> _What is asked_
Write out again exactly the lines from the one containing "Generate a web" through the one containing "var errA = [350, 450, 400, 380, 1080, 1540];", both included, and omit the pictures.

> _Stored data_

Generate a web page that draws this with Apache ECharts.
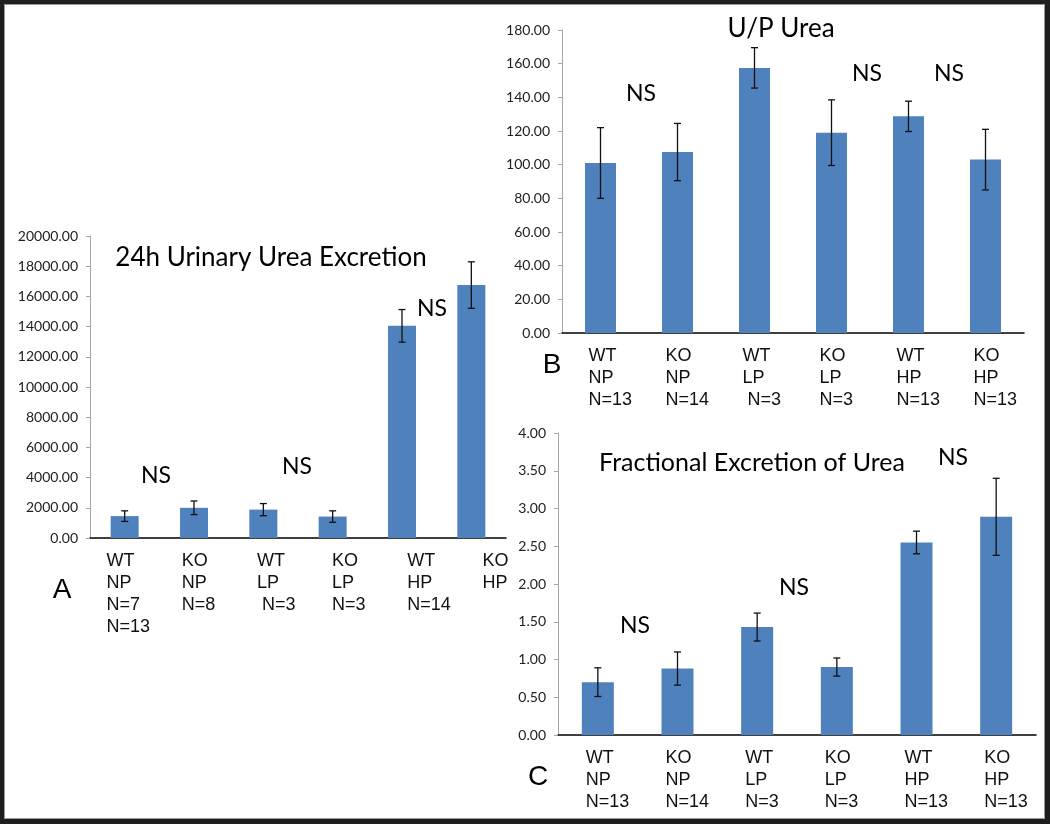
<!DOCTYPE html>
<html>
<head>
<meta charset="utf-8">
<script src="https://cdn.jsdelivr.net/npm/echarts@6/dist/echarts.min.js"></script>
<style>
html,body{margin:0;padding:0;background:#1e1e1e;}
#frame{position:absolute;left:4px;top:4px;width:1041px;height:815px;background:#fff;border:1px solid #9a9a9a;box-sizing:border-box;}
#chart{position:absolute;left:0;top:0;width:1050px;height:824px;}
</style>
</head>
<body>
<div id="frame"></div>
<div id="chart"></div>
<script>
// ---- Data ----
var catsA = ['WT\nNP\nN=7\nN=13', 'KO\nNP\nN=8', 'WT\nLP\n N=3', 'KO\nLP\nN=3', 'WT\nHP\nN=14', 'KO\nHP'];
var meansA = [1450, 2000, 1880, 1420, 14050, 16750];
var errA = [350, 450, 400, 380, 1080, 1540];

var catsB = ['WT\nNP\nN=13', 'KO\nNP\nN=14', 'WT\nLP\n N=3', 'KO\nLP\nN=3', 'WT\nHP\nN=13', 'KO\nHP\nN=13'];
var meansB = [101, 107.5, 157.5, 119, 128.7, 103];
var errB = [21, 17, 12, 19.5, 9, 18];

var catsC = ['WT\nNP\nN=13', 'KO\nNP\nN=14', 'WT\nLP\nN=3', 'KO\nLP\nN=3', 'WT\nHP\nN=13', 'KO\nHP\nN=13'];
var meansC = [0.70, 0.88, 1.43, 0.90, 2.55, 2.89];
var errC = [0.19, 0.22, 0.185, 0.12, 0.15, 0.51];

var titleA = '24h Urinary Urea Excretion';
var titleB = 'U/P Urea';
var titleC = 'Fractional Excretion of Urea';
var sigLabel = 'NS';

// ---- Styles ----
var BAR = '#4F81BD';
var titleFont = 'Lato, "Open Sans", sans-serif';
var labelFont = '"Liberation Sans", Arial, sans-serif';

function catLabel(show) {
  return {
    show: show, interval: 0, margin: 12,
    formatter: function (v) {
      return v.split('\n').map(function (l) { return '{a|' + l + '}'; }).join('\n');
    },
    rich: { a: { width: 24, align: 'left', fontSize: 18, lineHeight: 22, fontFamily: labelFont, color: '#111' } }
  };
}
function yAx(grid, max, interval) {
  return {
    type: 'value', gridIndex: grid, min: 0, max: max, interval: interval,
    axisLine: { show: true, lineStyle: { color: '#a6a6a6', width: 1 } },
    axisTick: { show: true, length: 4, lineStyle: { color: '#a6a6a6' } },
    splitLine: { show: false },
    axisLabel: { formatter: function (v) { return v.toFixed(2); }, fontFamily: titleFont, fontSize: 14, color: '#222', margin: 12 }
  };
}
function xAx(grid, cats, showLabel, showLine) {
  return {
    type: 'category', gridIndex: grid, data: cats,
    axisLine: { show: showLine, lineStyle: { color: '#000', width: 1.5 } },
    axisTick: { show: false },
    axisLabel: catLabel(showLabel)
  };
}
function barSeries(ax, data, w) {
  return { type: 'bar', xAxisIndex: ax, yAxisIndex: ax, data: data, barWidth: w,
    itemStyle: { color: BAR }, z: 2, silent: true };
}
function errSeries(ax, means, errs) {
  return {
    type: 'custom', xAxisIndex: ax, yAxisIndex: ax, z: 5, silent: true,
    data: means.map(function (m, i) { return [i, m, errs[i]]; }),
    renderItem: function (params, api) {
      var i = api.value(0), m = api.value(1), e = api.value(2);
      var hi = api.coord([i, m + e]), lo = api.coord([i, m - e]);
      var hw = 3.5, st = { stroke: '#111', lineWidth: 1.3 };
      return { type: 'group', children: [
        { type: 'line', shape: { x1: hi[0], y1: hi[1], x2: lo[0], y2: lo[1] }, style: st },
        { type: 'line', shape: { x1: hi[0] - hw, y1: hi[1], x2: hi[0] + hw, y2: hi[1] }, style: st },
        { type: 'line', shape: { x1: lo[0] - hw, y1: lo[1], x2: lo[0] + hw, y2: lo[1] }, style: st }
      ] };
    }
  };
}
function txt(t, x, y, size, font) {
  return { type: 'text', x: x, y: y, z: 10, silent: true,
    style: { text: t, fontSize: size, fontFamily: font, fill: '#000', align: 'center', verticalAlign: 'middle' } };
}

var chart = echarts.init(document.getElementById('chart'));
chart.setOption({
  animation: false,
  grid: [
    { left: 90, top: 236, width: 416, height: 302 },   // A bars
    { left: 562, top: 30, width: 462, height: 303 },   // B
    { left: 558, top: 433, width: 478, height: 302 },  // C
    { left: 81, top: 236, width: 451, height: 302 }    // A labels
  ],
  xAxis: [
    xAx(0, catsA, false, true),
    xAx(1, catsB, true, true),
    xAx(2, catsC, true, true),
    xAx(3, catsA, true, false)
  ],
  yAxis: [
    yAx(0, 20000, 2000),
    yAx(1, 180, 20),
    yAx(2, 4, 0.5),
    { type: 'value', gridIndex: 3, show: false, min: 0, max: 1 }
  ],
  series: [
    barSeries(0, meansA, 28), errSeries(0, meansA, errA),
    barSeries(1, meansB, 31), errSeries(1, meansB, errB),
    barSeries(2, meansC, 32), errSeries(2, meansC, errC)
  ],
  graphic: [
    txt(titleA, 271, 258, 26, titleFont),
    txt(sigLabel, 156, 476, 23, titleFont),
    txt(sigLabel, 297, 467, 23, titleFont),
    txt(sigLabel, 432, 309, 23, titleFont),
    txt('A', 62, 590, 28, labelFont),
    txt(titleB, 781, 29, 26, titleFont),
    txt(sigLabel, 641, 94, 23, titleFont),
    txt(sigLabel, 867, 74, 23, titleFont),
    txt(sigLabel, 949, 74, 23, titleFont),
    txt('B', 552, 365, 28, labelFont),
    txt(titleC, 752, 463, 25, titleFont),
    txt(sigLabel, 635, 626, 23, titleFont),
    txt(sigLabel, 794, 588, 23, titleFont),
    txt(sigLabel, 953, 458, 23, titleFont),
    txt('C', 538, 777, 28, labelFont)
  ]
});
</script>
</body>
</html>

* * *

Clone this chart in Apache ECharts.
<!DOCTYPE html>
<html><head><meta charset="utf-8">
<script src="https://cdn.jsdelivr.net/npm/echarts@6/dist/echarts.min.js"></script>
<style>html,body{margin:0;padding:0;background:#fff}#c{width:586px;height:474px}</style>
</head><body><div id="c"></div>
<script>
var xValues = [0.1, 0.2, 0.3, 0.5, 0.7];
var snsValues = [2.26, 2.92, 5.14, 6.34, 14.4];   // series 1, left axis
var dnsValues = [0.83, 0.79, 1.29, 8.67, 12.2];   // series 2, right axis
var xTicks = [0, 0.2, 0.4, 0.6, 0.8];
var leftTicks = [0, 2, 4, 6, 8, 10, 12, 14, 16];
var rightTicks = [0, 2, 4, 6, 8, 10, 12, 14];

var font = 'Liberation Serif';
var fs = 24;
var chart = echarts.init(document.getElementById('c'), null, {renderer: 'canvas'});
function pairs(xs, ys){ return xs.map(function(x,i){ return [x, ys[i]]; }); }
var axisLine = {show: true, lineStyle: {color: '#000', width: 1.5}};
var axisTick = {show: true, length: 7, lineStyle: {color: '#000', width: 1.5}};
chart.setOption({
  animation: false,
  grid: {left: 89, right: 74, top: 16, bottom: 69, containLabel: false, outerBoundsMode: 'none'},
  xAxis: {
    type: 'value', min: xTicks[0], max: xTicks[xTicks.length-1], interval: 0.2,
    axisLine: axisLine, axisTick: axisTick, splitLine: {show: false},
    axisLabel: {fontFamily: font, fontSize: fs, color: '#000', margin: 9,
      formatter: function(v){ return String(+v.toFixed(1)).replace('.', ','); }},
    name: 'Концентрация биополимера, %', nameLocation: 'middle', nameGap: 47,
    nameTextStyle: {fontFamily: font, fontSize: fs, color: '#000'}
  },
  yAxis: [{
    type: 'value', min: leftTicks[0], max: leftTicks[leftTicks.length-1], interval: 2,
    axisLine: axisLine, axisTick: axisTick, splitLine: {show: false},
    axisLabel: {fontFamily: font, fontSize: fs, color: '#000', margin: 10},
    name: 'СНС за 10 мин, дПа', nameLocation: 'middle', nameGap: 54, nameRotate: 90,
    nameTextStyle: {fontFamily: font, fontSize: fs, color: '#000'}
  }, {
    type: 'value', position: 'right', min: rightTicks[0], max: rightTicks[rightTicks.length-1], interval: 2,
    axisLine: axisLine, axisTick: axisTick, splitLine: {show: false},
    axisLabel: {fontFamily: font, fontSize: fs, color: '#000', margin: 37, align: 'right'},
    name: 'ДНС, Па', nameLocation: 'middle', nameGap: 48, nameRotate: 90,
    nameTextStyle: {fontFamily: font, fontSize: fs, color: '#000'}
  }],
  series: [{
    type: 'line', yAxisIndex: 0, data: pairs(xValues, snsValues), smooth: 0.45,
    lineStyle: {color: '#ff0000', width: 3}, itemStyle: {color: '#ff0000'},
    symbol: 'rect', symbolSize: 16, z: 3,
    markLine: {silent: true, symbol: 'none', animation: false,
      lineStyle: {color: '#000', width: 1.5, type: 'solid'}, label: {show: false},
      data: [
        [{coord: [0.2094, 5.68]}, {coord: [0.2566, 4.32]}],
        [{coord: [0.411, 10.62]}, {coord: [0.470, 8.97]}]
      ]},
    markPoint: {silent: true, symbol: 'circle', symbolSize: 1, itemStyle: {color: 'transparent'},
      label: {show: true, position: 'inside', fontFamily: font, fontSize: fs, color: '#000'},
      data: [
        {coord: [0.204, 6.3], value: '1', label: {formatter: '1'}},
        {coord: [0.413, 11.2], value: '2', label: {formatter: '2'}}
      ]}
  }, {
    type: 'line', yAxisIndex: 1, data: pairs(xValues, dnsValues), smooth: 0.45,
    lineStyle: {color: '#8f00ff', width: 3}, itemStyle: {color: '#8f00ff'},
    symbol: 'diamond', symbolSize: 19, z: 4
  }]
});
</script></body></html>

> _Solution to this problem_
Generate a web page that draws this with Apache ECharts.
<!DOCTYPE html>
<html>
<head>
<meta charset="utf-8">
<script src="https://cdn.jsdelivr.net/npm/echarts@6/dist/echarts.min.js"></script>
<style>
html,body{margin:0;padding:0;background:#1e1e1e;}
#frame{position:absolute;left:4px;top:4px;width:1041px;height:815px;background:#fff;border:1px solid #9a9a9a;box-sizing:border-box;}
#chart{position:absolute;left:0;top:0;width:1050px;height:824px;}
</style>
</head>
<body>
<div id="frame"></div>
<div id="chart"></div>
<script>
// ---- Data ----
var catsA = ['WT\nNP\nN=7\nN=13', 'KO\nNP\nN=8', 'WT\nLP\n N=3', 'KO\nLP\nN=3', 'WT\nHP\nN=14', 'KO\nHP'];
var meansA = [1450, 2000, 1880, 1420, 14050, 16750];
var errA = [350, 450, 400, 380, 1080, 1540];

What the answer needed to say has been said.